A good result section should follow a format familiar to the reader up to the point you have led them. They should be able to read your results section and map it to the claims you make in your theoretical framework section.
In the AB testing paper, the first claim we make is that AB testing increases performance. Hence, the first part of the results section provides evidence using the data in the manner specified in the methods and data section, testing that claim. This test usually corresponds to the first table in the results section. In addition to the primary test, many authors (including myself) include additional robustness tests (e.g., adding fixed effects, more controls, etc.) to provide further evidence for the claim.
The other subsections in the results section test the remaining claims. They are usually structured similarly. A sub-claim is stated, paired with a table, and a narrative describing the evidence for or against the claim based on the data analysis.
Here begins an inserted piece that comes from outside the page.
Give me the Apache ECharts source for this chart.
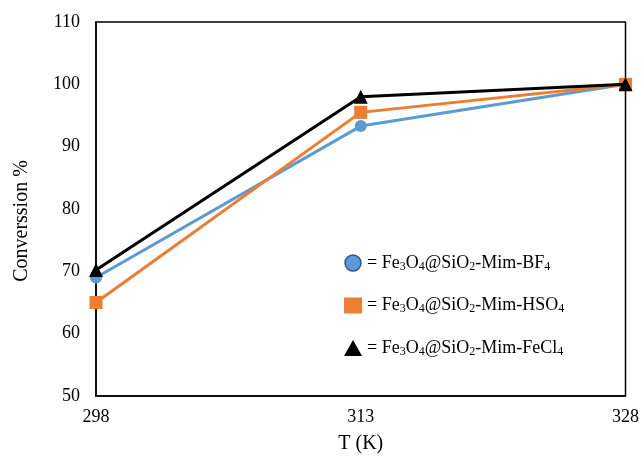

A final section many papers may include in the results section is the “Robustness tests” section. This section may either come as a result of pre-empting criticism about your methods (so you try alternative specifications) or responding to criticisms of your methods that arise in the review process. The structure of this section is similar to the above. Still, the empirical tests are not tests of claims but rather counterclaims. For instance, A/B testing leads only to incremental changes, but the effects are driven at the tails — and we see this in the code changes.
The final section of your paper is your Discussion and Conclusion section.
In this section, authors usually have five paragraphs. First, you restate the motivation, research question, and “what you did.” Second, you describe what you found. Third, provide scope conditions — where is your effect the strongest/weakest. Fourth, what literature do you contribute to and how? Fifth, your limitations. What still needs to be added to your analysis? Finally, you should end on a high note. What could future studies reveal? Convey excitement about the future.